B. DES DÉSACCORDS SUR LES TRANSFERTS FINANCIERS ENTRE BRANCHES

1. La suppression du transfert par le Sénat de 2 milliards d'euros de recettes de la branche maladie vers la branche famille (article 10)

L'article 20 de la LFSS 2023 a réalisé un transfert de charges de 2 milliards d'euros de la branche maladie vers la branche famille. Ce transfert correspondait à 60 % de la charge des indemnités journalières (IJ) pour congé de maternité et à l'intégralité des IJ relatives à l'adoption et à l'accueil de l'enfant. Le Gouvernement n'avait pas transféré les ressources correspondantes.

Le Sénat avait alors adopté un amendement supprimant ce transfert de charges. Toutefois, il avait été rétabli dans la suite de la navette.

La commission a considéré l'année dernière qu'un tel transfert, loin de répondre à un souci de partage logique et équitable des charges entre chaque branche, ne répondait qu'à une logique comptable et masquait un manque d'ambition chronique en faveur d'une politique familiale. Dans son avis sur le PLFSS 2023, le conseil d'administration de la Cnaf avait d'ailleurs « vivement déploré le choix [...] de transférer à la branche famille de la sécurité sociale des charges reposant actuellement sur la branche maladie au titre des indemnités journalières des congés de maternité post naissance » et ajouté que « ce transfert de charges pose des questions de principe importantes quant à la capacité de la branche à répondre aux attentes majeures qui lui sont légitimement adressées ».

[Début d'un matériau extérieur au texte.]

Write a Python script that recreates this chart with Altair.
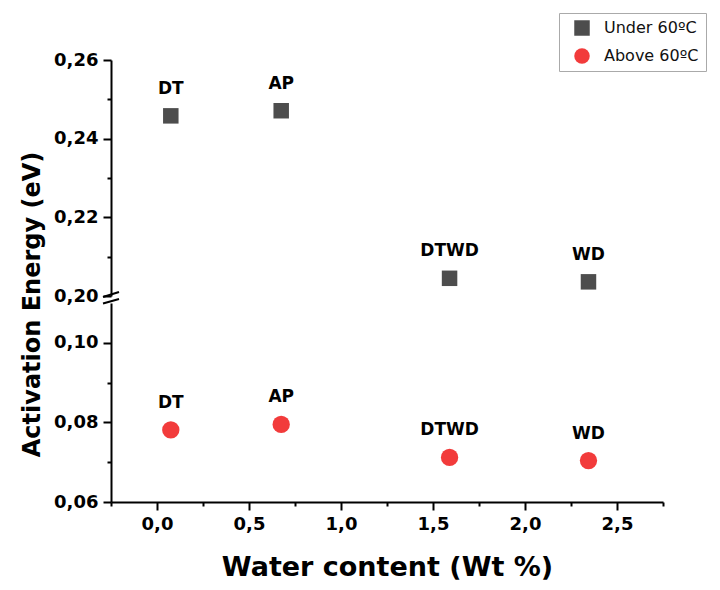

En cohérence avec la position qu'elle a défendue l'année dernière, la commission a souhaité, sinon revenir sur ce transfert de charges (ce qui n'aurait pas été possible, du fait de l'article 40 de la Constitution), du moins transférer à la branche famille les 2 milliards d'euros de recettes devant lui permettre de financer ce transfert.

La commission considère en effet, sur le fond, que ce transfert ne se justifiait pas et, d'autre part, qu'il symbolise l'absence d'ambition de la politique familiale du Gouvernement alors même que l'évolution du taux de natalité devait figurer au premier rang de ses préoccupations.

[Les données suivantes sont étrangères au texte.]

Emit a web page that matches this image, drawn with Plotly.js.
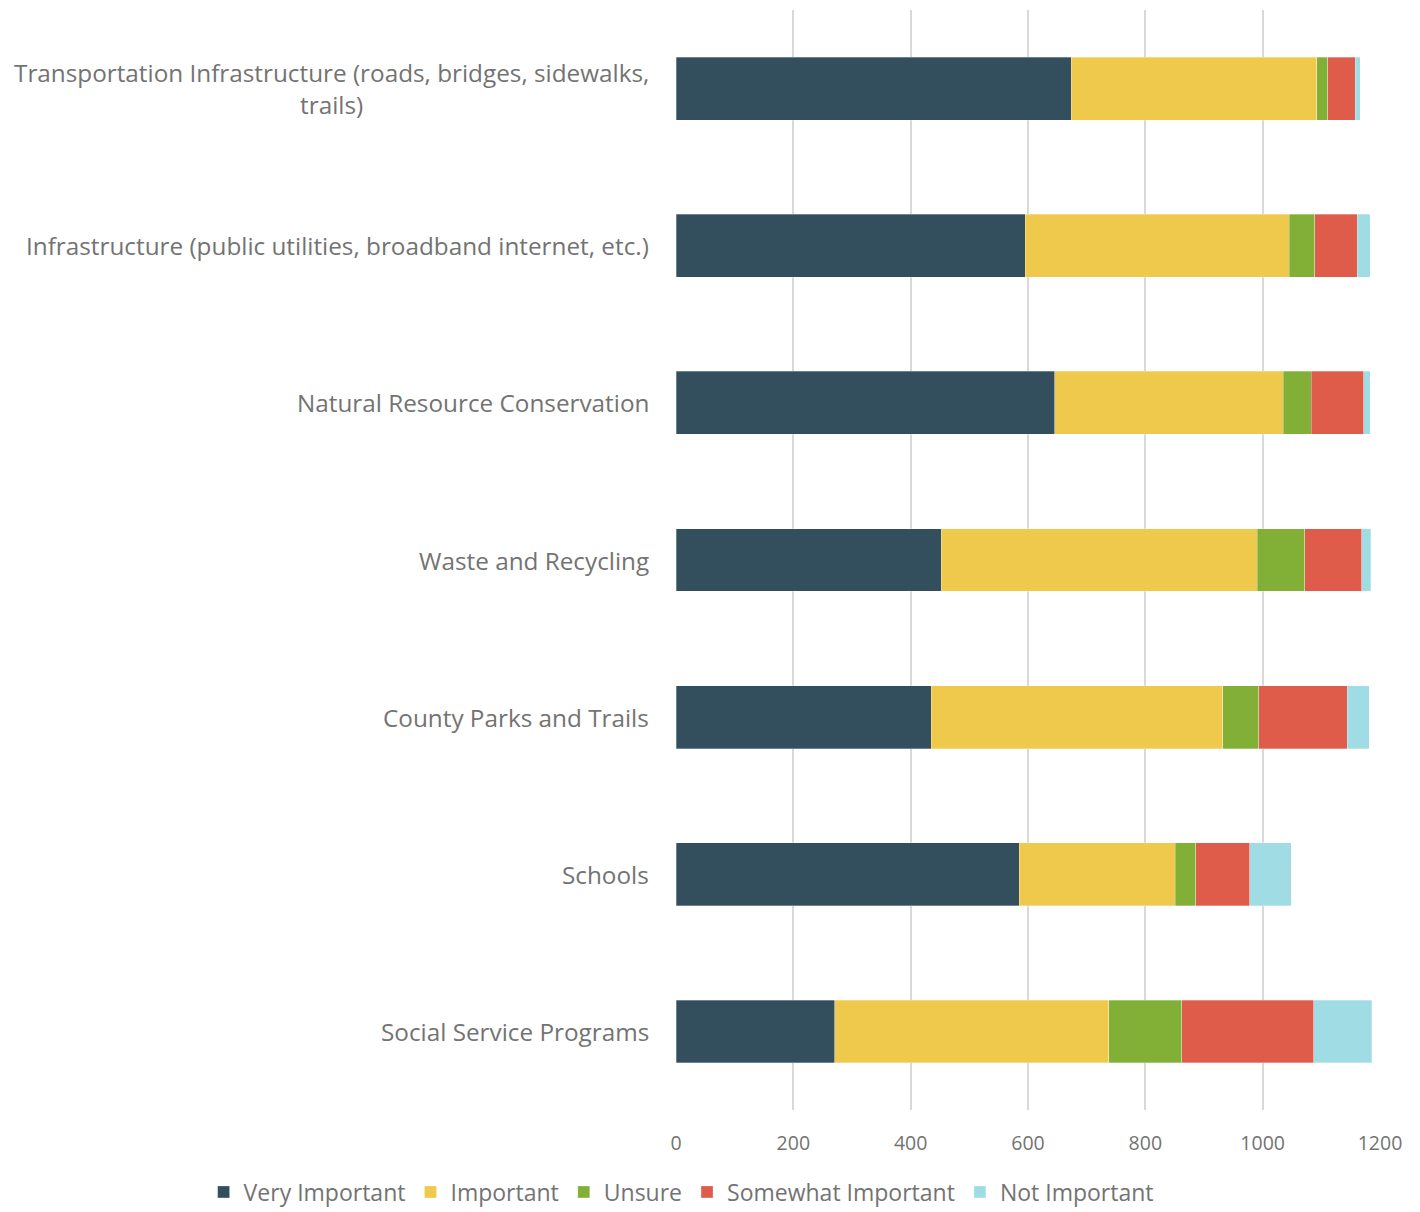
<!DOCTYPE html>
<html>
<head>
<meta charset="utf-8">
<script src="https://cdn.plot.ly/plotly-3.0.1.min.js"></script>
<style>html,body{margin:0;padding:0;background:#fff;}#chart{width:1420px;height:1212px;}</style>
</head>
<body>
<div id="chart"></div>
<script>
const categories = [
  "Transportation Infrastructure (roads, bridges, sidewalks,<br>trails)",
  "Infrastructure (public utilities, broadband internet, etc.)",
  "Natural Resource Conservation",
  "Waste and Recycling",
  "County Parks and Trails",
  "Schools",
  "Social Service Programs"
];
const seriesNames = ["Very Important", "Important", "Unsure", "Somewhat Important", "Not Important"];
const veryImportant     = [674, 595, 646, 452, 435, 585, 271];
const important         = [418, 450, 389, 539, 497, 266, 467];
const unsure            = [19, 44, 48, 81, 61, 35, 124];
const somewhatImportant = [47, 72, 89, 97, 151, 92, 225];
const notImportant      = [8, 22, 11, 15, 38, 71, 99];
const xTicks = [0, 200, 400, 600, 800, 1000, 1200];

const colors = ["#334E5C", "#EFC94C", "#82B037", "#E05C4A", "#A0DCE3"];
const values = [veryImportant, important, unsure, somewhatImportant, notImportant];

const traces = seriesNames.map((name, i) => ({
  type: "bar",
  orientation: "h",
  name: name,
  y: categories,
  x: values[i],
  marker: {color: colors[i], line: {color: "rgba(255,255,255,0.6)", width: 0.5}},
  hoverinfo: "x+name"
}));

const annotations = categories.map(c => ({
  xref: "paper", yref: "y",
  x: -0.036, y: c,
  xanchor: "right", yanchor: "middle",
  align: "center",
  text: c,
  showarrow: false,
  font: {family: "Open Sans, sans-serif", size: 24.3, color: "#737373"}
}));

const layout = {
  width: 1420, height: 1212,
  margin: {l: 676, r: 40, t: 10, b: 102, autoexpand: false},
  barmode: "stack",
  bargap: 0.6,
  paper_bgcolor: "#fff",
  plot_bgcolor: "#fff",
  font: {family: "Open Sans, sans-serif", color: "#737373"},
  xaxis: {
    range: [0, 1200],
    tickvals: xTicks,
    ticktext: xTicks.map(String),
    showgrid: true,
    gridcolor: "#d9d9d9",
    gridwidth: 2,
    zeroline: false,
    showline: false,
    ticks: "",
    tickfont: {size: 19.5, color: "#737373"},
    ticklabelstandoff: 19
  },
  yaxis: {
    type: "category",
    categoryorder: "array",
    categoryarray: categories,
    autorange: "reversed",
    showticklabels: false,
    showgrid: false,
    zeroline: false,
    ticks: ""
  },
  annotations: annotations,
  showlegend: true,
  legend: {
    orientation: "h",
    xref: "paper", yref: "paper",
    x: -0.671, y: -0.0745,
    xanchor: "left", yanchor: "middle",
    font: {size: 23, color: "#737373"},
    itemwidth: 30,
    tracegroupgap: 0,
    traceorder: "normal"
  }
};

Plotly.newPlot("chart", traces, layout, {displayModeBar: false, staticPlot: true});
</script>
</body>
</html>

Cette disposition a été supprimée dans le texte considéré comme adopté par l'Assemblée nationale.

2. La suppression de l'amendement du Sénat ramenant de 1,2 milliard d'euros à un milliard d'euros le transfert de la branche AT-MP vers la branche maladie (article 44)

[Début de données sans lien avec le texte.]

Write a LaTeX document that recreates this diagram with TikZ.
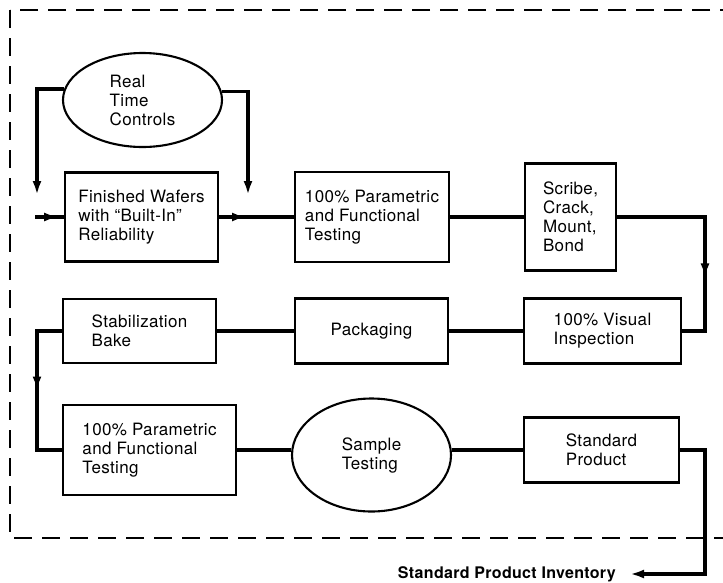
\documentclass[tikz,border=0pt]{standalone}
\usepackage{fontspec}
\setmainfont{TeX Gyre Heros}[LetterSpace=2]
\usetikzlibrary{arrows.meta, decorations.markings, shapes.geometric}

\begin{document}
\begin{tikzpicture}[x=1pt, y=-1pt, font=\fontsize{17}{19}\selectfont,
  box/.style={draw, line width=2.1pt, align=left, inner sep=0pt},
  oval/.style={draw, ellipse, line width=2.1pt, align=left, inner sep=0pt},
  link/.style={line width=3.2pt},
  tip/.style={-{Latex[length=14pt,width=9pt]}},
  midarrow/.style={postaction={decorate}, decoration={markings,
    mark=at position #1 with {\arrow{Latex[length=14pt,width=9pt]}}}}]
  \useasboundingbox (0,0) rectangle (723,582);
  \draw[line width=2.8pt, dash pattern=on 18pt off 10pt] (10,10) rectangle (728,538);

  \node[oval, minimum width=159pt, minimum height=94pt] (ctrl) at (142.5,100) {Real\\Time\\Controls};
  \node[box, minimum width=153pt, minimum height=89pt] (wafers) at (141.5,217) {Finished Wafers\\with “Built-In”\\Reliability};
  \node[box, minimum width=154pt, minimum height=90pt] (param1) at (372,217) {100\% Parametric\\and Functional\\Testing};
  \node[box, minimum width=91pt, minimum height=107pt] (scribe) at (570.5,217) {Scribe,\\Crack,\\Mount,\\Bond};
  \node[box, minimum width=157pt, minimum height=65pt] (visual) at (602.5,331) {100\% Visual\\Inspection};
  \node[box, minimum width=153pt, minimum height=65pt] (pack) at (371.5,331) {Packaging};
  \node[box, minimum width=153pt, minimum height=64pt] (bake) at (139.5,331) {Stabilization\\Bake};
  \node[box, minimum width=173pt, minimum height=90pt] (param2) at (149.5,450) {100\% Parametric\\and Functional\\Testing};
  \node[oval, minimum width=159pt, minimum height=113pt] (sample) at (371.5,455) {Sample\\Testing};
  \node[box, minimum width=155pt, minimum height=65pt] (product) at (601.5,450) {Standard\\Product};
  \node[font=\fontsize{16}{19}\bfseries\selectfont, anchor=east, inner xsep=14pt, inner ysep=0pt] (inv) at (630,574) {Standard Product Inventory};

  \coordinate (in) at (35,217);
  \coordinate (fbL) at (37,195);
  \coordinate (fbR) at (248,195);

  \draw[link, tip] (ctrl.172) -| (fbL);
  \draw[link, tip] (ctrl.6) -| (fbR);
  \draw[link, midarrow=0.8] (in) -- (wafers);
  \draw[link, midarrow=0.36] (wafers) -- (param1);
  \draw[link] (param1) -- (scribe);
  \draw[link, midarrow=0.66] (scribe) -| (705,331) -- (visual);
  \draw[link] (visual) -- (pack);
  \draw[link] (pack) -- (bake);
  \draw[link, midarrow=0.5] (bake) -| (37,450) -- (param2);
  \draw[link] (param2.east) -- (param2.east -| sample.west);
  \draw[link] (sample.east |- product.west) -- (product.west);
  \draw[link, tip] (product) -| (705,574) -- (inv);
\end{tikzpicture}
\end{document}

Dans sa rédaction initiale, l'article 44 proposait de fixer à 1,2 milliard d'euros le montant du transfert de la branche AT-MP à la branche maladie du régime général au titre de la sous-déclaration des accidents du travail et des maladies professionnelles pour 2024.

Le Sénat a ramené ce montant à un milliard d'euros. Ce faisant, il rendait au transfert la valeur qui était la sienne de 2015 à 2021, avant deux hausses consécutives en 2022 (1,1 milliard d'euros) puis en 2023 (1,2 milliard d'euros).

Considérant que la branche AT-MP n'a pas vocation, parce qu'elle est excédentaire, à financer les déficits structurels d'autres branches, cet amendement s'opposait à la croissance continue du montant de ce transfert depuis son instauration en 1997, qui revient en outre à nier l'implication des acteurs concernés et les efforts substantiels fournis par les employeurs et les caisses de sécurité sociale pour limiter la sous-déclaration.

Le phénomène de sous-déclaration, étayé statistiquement, résulte par ailleurs largement de décisions et de comportements qui ne dépendent pas de la branche AT-MP, et sur lesquels elle n'a pas de levier d'action.

Dans le texte considéré comme adopté par l'Assemblée nationale, ce transfert a été ramené au montant figurant dans le texte initial, soit 1,2 milliard d'euros.